Mais leur arrivée dans le centre-ville, quartier européen, déclenche une réaction violente.
Le sous-préfet André Achiary, accompagné de notables locaux, tire en l’air, arrache un drapeau algérien et donne l’ordre de charger. Des coups de feu sont tirés. Un jeune militant est tué, plusieurs autres blessés.
Achiary organise rapidement une milice de 200 personnes, distribue des fusils et établit des tribunaux sommaires.
Des centaines de militants AML, de syndicalistes, de professeurs, de scouts musulmans sont arrêtés, torturés, puis exécutés sans procès. Les fusillades ont lieu à la caserne, à la carrière d’Aïn Defla ou au cimetière Errihane. Du 9 mai au 26 juin, la milice organise une véritable campagne de terreur.
Kherrata
Kherrata, ville de montagne, est également secouée par les événements. Le 8 mai, un rassemblement non violent rassemble près de 10 000 personnes.
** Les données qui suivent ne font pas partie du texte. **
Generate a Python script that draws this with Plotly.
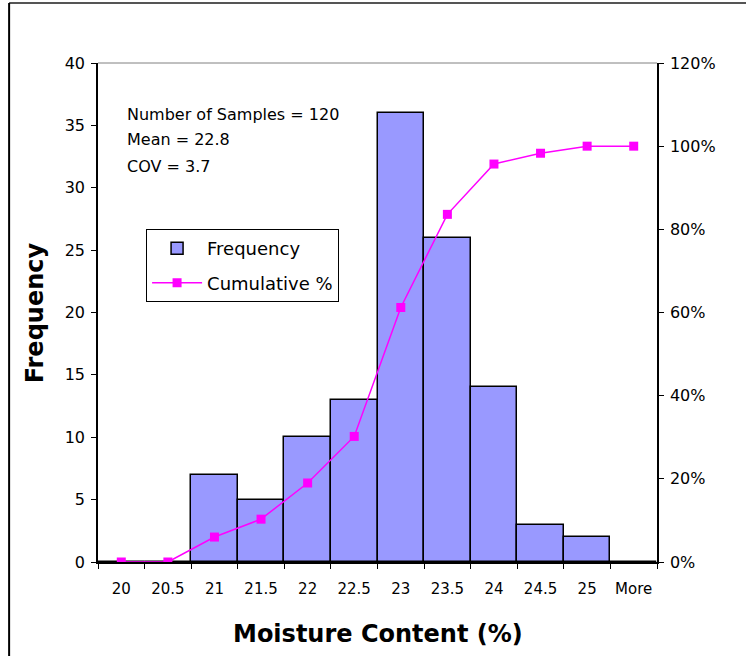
import plotly.graph_objects as go

# Histogram bins (moisture content, %) and counts
bins = ["20", "20.5", "21", "21.5", "22", "22.5", "23", "23.5", "24", "24.5", "25", "More"]
frequency = [0, 0, 7, 5, 10, 13, 36, 26, 14, 3, 2, 0]
cumulative = [0.0, 0.0, 0.060, 0.103, 0.190, 0.302, 0.612, 0.836, 0.957, 0.983, 1.0, 1.0]

y_ticks = list(range(0, 41, 5))
y2_ticks = [0, 0.2, 0.4, 0.6, 0.8, 1.0, 1.2]

stats_lines = ["Number of Samples = 120", "Mean = 22.8", "COV = 3.7"]

FONT = "DejaVu Sans"

fig = go.Figure()

fig.add_trace(go.Bar(
    x=bins, y=frequency, name="Frequency",
    marker=dict(color="#9999FF", line=dict(color="black", width=1.5)),
    legendgroup="a", yaxis="y",
))
fig.add_trace(go.Scatter(
    x=bins, y=cumulative, name="Cumulative %", mode="lines+markers",
    line=dict(color="#FF00FF", width=1.5),
    marker=dict(symbol="square", size=9, color="#FF00FF"),
    legendgroup="b", yaxis="y2",
))

n = len(bins)
boundaries = [i - 0.5 for i in range(n + 1)]

fig.update_layout(
    width=746, height=656,
    margin=dict(l=98, r=89, t=63, b=94),
    paper_bgcolor="white", plot_bgcolor="white",
    font=dict(family=FONT, color="black"),
    bargap=0,
    showlegend=True,
    legend=dict(
        x=0.086, y=0.667, xanchor="left", yanchor="top",
        bordercolor="black", borderwidth=1, bgcolor="white",
        font=dict(size=18, family=FONT), tracegroupgap=8,
        itemwidth=50,
    ),
    xaxis=dict(
        type="category", range=[-0.5, n - 0.5],
        showline=True, linecolor="black", linewidth=1.5,
        ticks="outside", ticklen=5, tickcolor="black", tickson="boundaries",
        tickfont=dict(size=15, family=FONT), showgrid=False,
        ticklabelstandoff=12,
    ),
    xaxis2=dict(
        overlaying="x", anchor="y", range=[-0.5, n - 0.5],
        tickvals=boundaries, ticks="inside", ticklen=5, tickcolor="black",
        showticklabels=False, showgrid=False, zeroline=False, showline=False,
    ),
    yaxis=dict(
        range=[0, 40], tickvals=y_ticks,
        showline=True, linecolor="black", linewidth=1.5,
        ticks="outside", ticklen=5, tickcolor="black",
        tickfont=dict(size=16, family=FONT), showgrid=False, zeroline=False,
        ticklabelstandoff=3,
    ),
    yaxis2=dict(
        overlaying="y", side="right", anchor="x", range=[0, 1.2],
        tickvals=y2_ticks, tickformat=".0%",
        showline=True, linecolor="black", linewidth=1.5,
        ticks="outside", ticklen=5, tickcolor="black",
        tickfont=dict(size=16, family=FONT), showgrid=False, zeroline=False,
        ticklabelstandoff=3,
    ),
    yaxis3=dict(
        overlaying="y", side="left", anchor="x", range=[0, 40],
        tickvals=y_ticks, ticks="inside", ticklen=5, tickcolor="black",
        showticklabels=False, showgrid=False, zeroline=False, showline=False,
    ),
    yaxis4=dict(
        overlaying="y", side="right", anchor="x", range=[0, 1.2],
        tickvals=y2_ticks, ticks="inside", ticklen=5, tickcolor="black",
        showticklabels=False, showgrid=False, zeroline=False, showline=False,
    ),
)

# Summary statistics text
for line, yp in zip(stats_lines, [0.896, 0.846, 0.792]):
    fig.add_annotation(
        text=line, xref="paper", yref="paper", x=0.048, y=yp,
        xanchor="left", yanchor="middle", showarrow=False,
        font=dict(size=16, family=FONT),
    )

# Axis titles
fig.add_annotation(
    text="<b>Moisture Content (%)</b>", xref="paper", yref="paper",
    x=0.5, y=-0.144, xanchor="center", yanchor="middle", showarrow=False,
    font=dict(size=24, family=FONT),
)
fig.add_annotation(
    text="<b>Frequency</b>", xref="paper", yref="paper",
    x=-0.113, y=0.5, xanchor="center", yanchor="middle", showarrow=False,
    textangle=-90, font=dict(size=24, family=FONT),
)

# Plot-area top edge and chart frame
fig.add_shape(type="line", xref="paper", yref="paper", x0=0, x1=1, y0=1, y1=1,
              line=dict(color="#808080", width=1))
fig.add_shape(type="line", xref="paper", yref="paper", x0=-0.159, x1=1.16,
              y0=1.12, y1=1.12, line=dict(color="#555555", width=2))
fig.add_shape(type="line", xref="paper", yref="paper", x0=-0.159, x1=-0.159,
              y0=1.12, y1=-0.19, line=dict(color="black", width=2))

fig.write_html("out.html")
Le lendemain, sans avertissement, l’armée française tire sur la population. Le croiseur Duguay-Trouin bombarde les montagnes avoisinantes. La Légion étrangère arrive en renfort. De nombreux civils sont exécutés et jetés dans les gorges de Kherrata.
Les milices et l’armée exécutent à grande échelle : des charniers sont remplis. Pour dissimuler les preuves, les cadavres sont brûlés dans les fours à chaux de la ferme Marcel Lavie à Héliopolis.
Pendant dix jours, les cadavres sont transportés en camions et incinérés. L’odeur de chair brûlée se répand sur des kilomètres. Le massacre ne cesse que le 26 juin, avec l’arrivée du ministre de l’Intérieur Adrien Tixier.
Bilan
Le bilan exact des victimes reste controversé.
Si les autorités coloniales de l’époque font état d’à peine un peu plus de 1000 victimes, la plupart des historiens français reconnaissent aujourd’hui entre 15 000 et 20 000 Algériens tués dans cette répression sanglante, pendant que les autorités algériennes avancent le chiffre de 45 000.
En tout cas, ce triste épisode, gravé dans la mémoire collective algérienne, et traumatisant des générations entières, a renforcé la conscience nationaliste et marqué le point de départ de la guerre d’indépendance de 1954.